Città del Vaticano , domenica, 10. aprile, 2016 10:00 (ACI Stampa).
Parte da Dostoevskij la riflessione che P. José Granados dcjm, Vicepreside e ordinario di Teologia dogmatica al Pontificio Istituto Giovanni Paolo II per studi sul matrimonio e la famiglia, Università Lateranense, ha proposto al Convegno Misericordia Vultus promosso dallaPenitenzieria Apostolica nelle festa della Divina Misericordia. “Poniamo al centro, con convinzione, il sacramento della riconciliazione” (MV 17). Raccontare la misericordia, questo il tema che il teologo ha spiegato usando l’approccio di “ Delitto e castigo”: raccontare la colpa per raccontare la misericordia.
“Oggi- spiega Padre Granados- non mancano certamente i malintesi sulla misericordia. Davanti ad essi è doveroso domandarsi: qual è il carattere specifico della misericordia nel cristianesimo? Come si differenza essa dalla tolleranza (oggi vicina all’indifferenza) e dalla compassione? Per rispondere, la fede non ci propone innanzitutto una definizione di misericordia ma, per così dire, un suo racconto concreto, anzi, una sua pratica, per cui arriviamo a vivere il suo giusto senso: mi riferisco al sacramento della Penitenza”.
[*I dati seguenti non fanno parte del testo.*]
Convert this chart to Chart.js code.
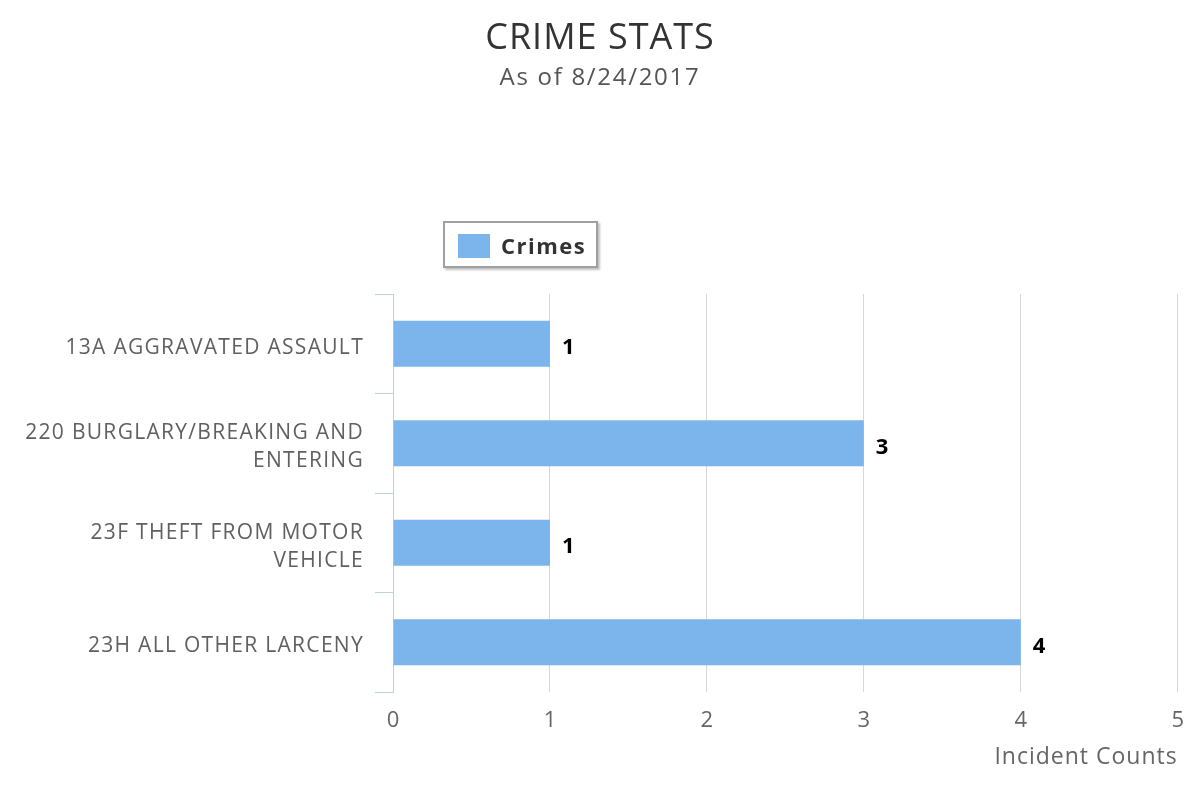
<!DOCTYPE html>
<html>
<head>
<meta charset="utf-8">
<script src="https://cdn.jsdelivr.net/npm/chart.js@4"></script>
<style>
  html, body { margin: 0; padding: 0; background: #fff; }
  #wrap { position: relative; width: 1200px; height: 800px; }
  #legend {
    position: absolute; left: 443px; top: 221px; width: 151px; height: 43px;
    border: 2px solid #a0a0a0; background: #fff;
    box-shadow: 2px 2px 2px rgba(0,0,0,0.25);
    font-family: "Open Sans", sans-serif; font-weight: bold; font-size: 22px; color: #333;
    letter-spacing: 1.5px;
  }
  #legend .sw { position: absolute; left: 13px; top: 11px; width: 32px; height: 24px; background: #7cb5ec; }
  #legend .tx { position: absolute; left: 56px; top: 7px; line-height: 30px; }
</style>
</head>
<body>
<div id="wrap">
  <canvas id="c" width="1200" height="800"></canvas>
  <div id="legend"><div class="sw"></div><div class="tx">Crimes</div></div>
</div>
<script>
const categories = [
  "13A AGGRAVATED ASSAULT",
  ["220 BURGLARY/BREAKING AND", "ENTERING"],
  ["23F THEFT FROM MOTOR", "VEHICLE"],
  "23H ALL OTHER LARCENY"
];
const crimeCounts = [1, 3, 1, 4];
const seriesName = "Crimes";
const xTicks = [0, 1, 2, 3, 4, 5];
const titleText = "CRIME STATS";
const subtitleText = "As of 8/24/2017";
const xAxisTitle = "Incident Counts";

const dataLabels = {
  id: 'dataLabels',
  afterDatasetsDraw(chart) {
    const ctx = chart.ctx;
    const meta = chart.getDatasetMeta(0);
    ctx.save();
    ctx.font = 'bold 22px "Open Sans", sans-serif';
    ctx.fillStyle = '#000';
    ctx.textAlign = 'left';
    ctx.textBaseline = 'middle';
    meta.data.forEach((bar, i) => {
      ctx.fillText(String(crimeCounts[i]), bar.x + 12, bar.y + 4);
    });
    ctx.restore();
  }
};

const chart = new Chart(document.getElementById('c'), {
  type: 'bar',
  data: {
    labels: categories,
    datasets: [{
      label: seriesName,
      data: crimeCounts,
      backgroundColor: '#7cb5ec',
      borderWidth: 0,
      categoryPercentage: 1,
      barPercentage: 0.46
    }]
  },
  plugins: [dataLabels],
  options: {
    indexAxis: 'y',
    responsive: false,
    animation: false,
    layout: { padding: { left: 22, right: 22, top: 0, bottom: 0 } },
    plugins: {
      legend: { display: false },
      tooltip: { enabled: false },
      title: {
        display: true,
        text: titleText,
        color: '#333',
        font: { family: '"Open Sans", sans-serif', size: 36, weight: 'normal', lineHeight: 1.2 },
        padding: { top: 17, bottom: 0 }
      },
      subtitle: {
        display: true,
        text: subtitleText,
        color: '#555',
        font: { family: '"Open Sans", sans-serif', size: 24, weight: 'normal', lineHeight: 1.2 },
        padding: { top: 4, bottom: 201 }
      }
    },
    scales: {
      x: {
        type: 'linear',
        min: 0, max: 5,
        afterBuildTicks(scale) { scale.ticks = xTicks.map(v => ({ value: v })); },
        afterFit(scale) { scale.height = 108; },
        grid: { color: '#d8d8d8', lineWidth: 1, drawTicks: false },
        border: { display: false },
        ticks: {
          color: '#666',
          padding: 16,
          font: { family: '"Open Sans", sans-serif', size: 22 }
        },
        title: {
          display: true,
          text: xAxisTitle,
          align: 'end',
          color: '#666',
          font: { family: '"Open Sans", sans-serif', size: 23 },
          padding: { top: 0, bottom: 29 }
        }
      },
      y: {
        afterFit(scale) { scale.width = 371; },
        grid: {
          drawOnChartArea: false,
          drawTicks: true,
          tickLength: 18,
          tickColor: '#c0d0e0',
          color: '#c0d0e0',
          offset: true
        },
        border: { display: true, color: '#c0d0e0', width: 1 },
        ticks: {
          color: '#606060',
          padding: 11,
          labelOffset: 4,
          crossAlign: 'near',
          font: { family: '"Open Sans", sans-serif', size: 21, lineHeight: 1.35 }
        }
      }
    }
  }
});

// letter spacing to match the reference's wider text rendering
function withSpacing(obj, method, spacing) {
  const orig = obj[method];
  obj[method] = function (...args) {
    const ctx = this.ctx;
    const prev = ctx.letterSpacing;
    ctx.letterSpacing = spacing;
    const r = orig.apply(this, args);
    ctx.letterSpacing = prev;
    return r;
  };
}
chart.boxes.forEach(b => {
  if (b.options && b.options.text === titleText) withSpacing(b, 'draw', '1px');
  if (b.options && b.options.text === subtitleText) withSpacing(b, 'draw', '1.7px');
});
withSpacing(chart.scales.y, 'drawLabels', '1.3px');
withSpacing(chart.scales.x, 'drawTitle', '1px');
chart.draw();
</script>
</body>
</html>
Ci sono tre momenti nel percorso concreto della Divina Misericordia ad iniziare con la confessione: “Infatti, anche se questo momento avviene dopo un processo di dolore per il peccato e di ricerca del perdono, la confessione è l’elemento più visibile, quello che si trova al centro del segno”.
Perché “il fatto che il peccatore possa raccontare il suo peccato è ormai un segno di liberazione”. Ecco quindi che “la misericordia non si limita a tollerare il male che abbiamo causato. Questo sarebbe troppo poco. La misericordia ci ricorda la nostra bontà originaria e, in questo modo, opera in noi una rigenerazione: ci permette di nascere di nuovo; ci reintegra alla vita secondo l’alleanza con Dio”.
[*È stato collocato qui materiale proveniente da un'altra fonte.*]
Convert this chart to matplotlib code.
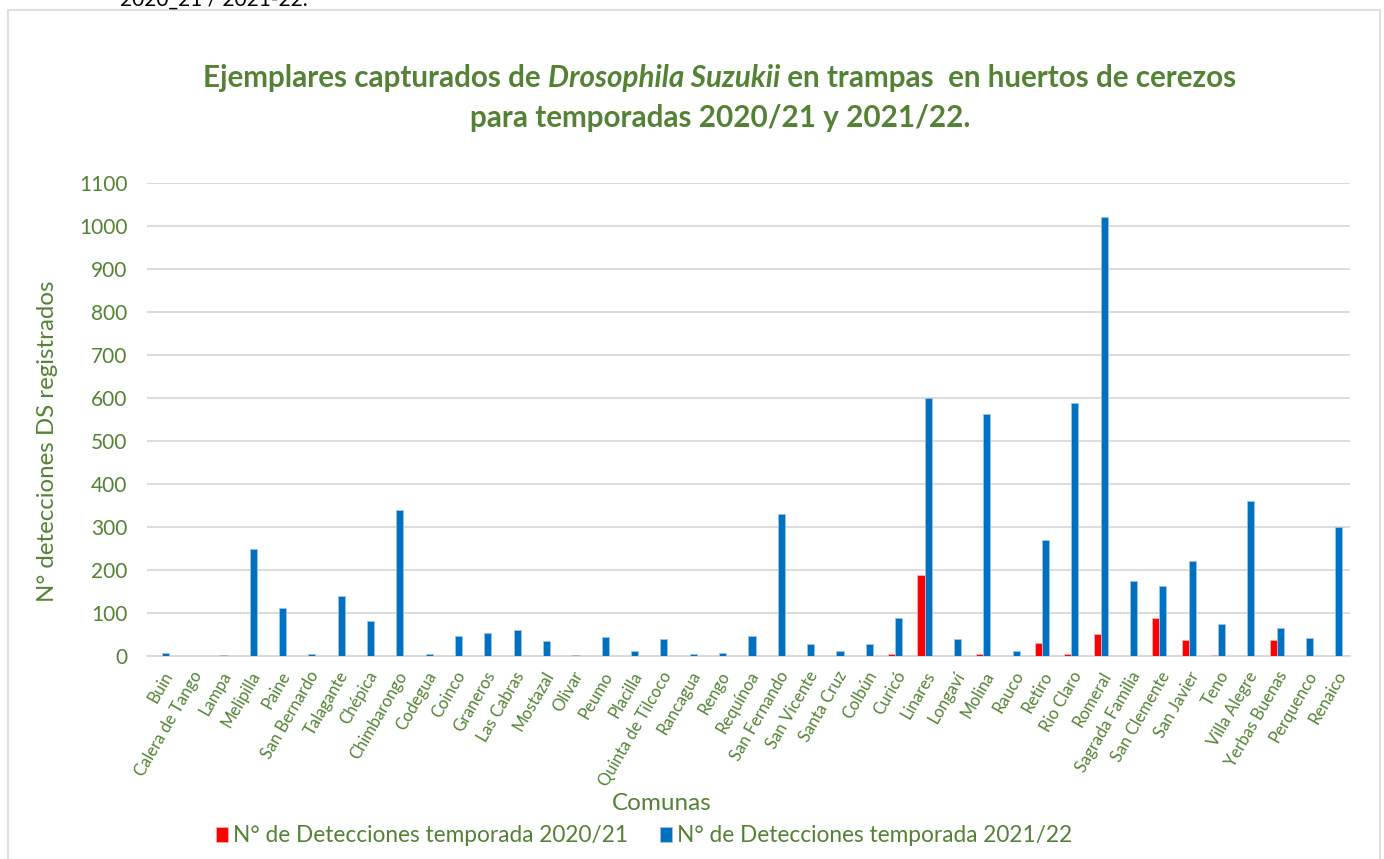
import matplotlib
matplotlib.use("Agg")
import matplotlib.pyplot as plt
import numpy as np
from matplotlib.patches import Rectangle

comunas = ["Buin", "Calera de Tango", "Lampa", "Melipilla", "Paine", "San Bernardo",
           "Talagante", "Chépica", "Chimbarongo", "Codegua", "Coinco", "Graneros",
           "Las Cabras", "Mostazal", "Olivar", "Peumo", "Placilla", "Quinta de Tilcoco",
           "Rancagua", "Rengo", "Requínoa", "San Fernando", "San Vicente", "Santa Cruz",
           "Colbún", "Curicó", "Linares", "Longaví", "Molina", "Rauco", "Retiro",
           "Rio Claro", "Romeral", "Sagrada Familia", "San Clemente", "San Javier",
           "Teno", "Villa Alegre", "Yerbas Buenas", "Perquenco", "Renaico"]

t2020 = [0, 0, 0, 0, 0, 0, 0, 0, 0, 0, 0, 0, 0, 0, 0, 0, 0, 0, 0, 0, 0,
         0, 0, 0, 0, 4, 188, 0, 5, 0, 31, 4, 51, 0, 88, 38, 2, 0, 37, 0, 0]
t2021 = [7, 0, 3, 248, 111, 4, 140, 81, 340, 4, 46, 54, 60, 35, 3, 44, 12, 39,
         4, 6, 47, 330, 28, 12, 28, 88, 600, 39, 563, 12, 270, 588, 1022, 174,
         163, 220, 74, 360, 64, 43, 300]

green = "#548235"
plt.rcParams["font.family"] = ["Lato", "DejaVu Sans"]

fig = plt.figure(figsize=(13.84, 8.59), dpi=100)
ax = fig.add_axes([0.1062, 0.2363, 0.8692, 0.5507])

x = np.arange(len(comunas))
w = 0.24
ax.bar(x - w / 2, t2020, w, color="#FF0000", edgecolor="#FFB3B3", linewidth=0.6,
       label="N° de Detecciones temporada 2020/21", zorder=3)
ax.bar(x + w / 2, t2021, w, color="#0070C0", edgecolor="#9DC3E6", linewidth=0.6,
       label="N° de Detecciones temporada 2021/22", zorder=3)

ax.set_xlim(-0.5, len(comunas) - 0.5)
ax.set_ylim(0, 1100)
ax.set_yticks(np.arange(0, 1101, 100))
ax.yaxis.grid(True, color="#D9D9D9", linewidth=1.3, zorder=0)
for s in ["top", "right", "left"]:
    ax.spines[s].set_visible(False)
ax.spines["bottom"].set_color("#D9D9D9")
ax.spines["bottom"].set_linewidth(1.3)
ax.tick_params(axis="both", length=0, colors=green)
ax.tick_params(axis="y", labelsize=15, pad=14)
ax.set_xticks(x)
ax.set_xticklabels(comunas, rotation=60, ha="right", rotation_mode="anchor",
                   fontsize=12, color=green)
ax.tick_params(axis="x", pad=9)

fig.text(48 / 1384, 1 - 441 / 859, "N° detecciones DS registrados", fontsize=17.3,
         color=green, rotation=90, ha="center", va="center")
fig.text(662 / 1384, 1 - 803 / 859, "Comunas", fontsize=17.5, color=green,
         ha="center", va="center")

# title, first line has an italic part
tsize = 21.3
parts = [("Ejemplares capturados de ", "normal"), ("Drosophila Suzukii", "italic"),
         (" en trampas  en huertos de cerezos", "normal")]
texts = [fig.text(0, 1 - 78 / 859, s, fontsize=tsize, fontweight="bold", style=st,
                  color=green, ha="left", va="center") for s, st in parts]
fig.canvas.draw()
r = fig.canvas.get_renderer()
widths = [t.get_window_extent(r).width for t in texts]
xpos = 720 - sum(widths) / 2
for t, wd in zip(texts, widths):
    t.set_x(xpos / 1384)
    xpos += wd
fig.text(720 / 1384, 1 - 118 / 859, "para temporadas 2020/21 y 2021/22.",
         fontsize=tsize, fontweight="bold", color=green, ha="center", va="center")

fig.legend(loc="center", bbox_to_anchor=(644 / 1384, 1 - 836 / 859), ncol=2, frameon=False,
           fontsize=16.3, labelcolor=green, handlelength=0.55, handleheight=0.6,
           handletextpad=0.2, columnspacing=1.4)

fig.text(0.087, 1.0, "2020_21 / 2021-22.", fontsize=15, color="black",
         ha="left", va="center")
fig.patches.append(Rectangle((8 / 1384, -0.05), 1372 / 1384, 1.05 - 10 / 859,
                             transform=fig.transFigure, fill=False,
                             edgecolor="#D9D9D9", linewidth=1.2))

fig.savefig("out.png", dpi=100)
Dalla confessione si passa alla contrizione, che “vuol dire rompere la forma di vita isolata del soggetto e adottare un’esistenza relazionale, capace di riconoscere l’origine e il destino in altri, di scoprire la propria identità donata, condivisa, chiamata a consegnarsi ad altri. È possibile allora raccontare la storia in modo relazionale, intrecciata alla storia dei nostri: questo succede nella confessio, dove si vede tutto a partire dalla gratitudine per il dono e la promessa ricevuta. Ecco perché Sant’Anselmo può proporre quest’etimologia: cor contritum, cum gratia tua tritum”.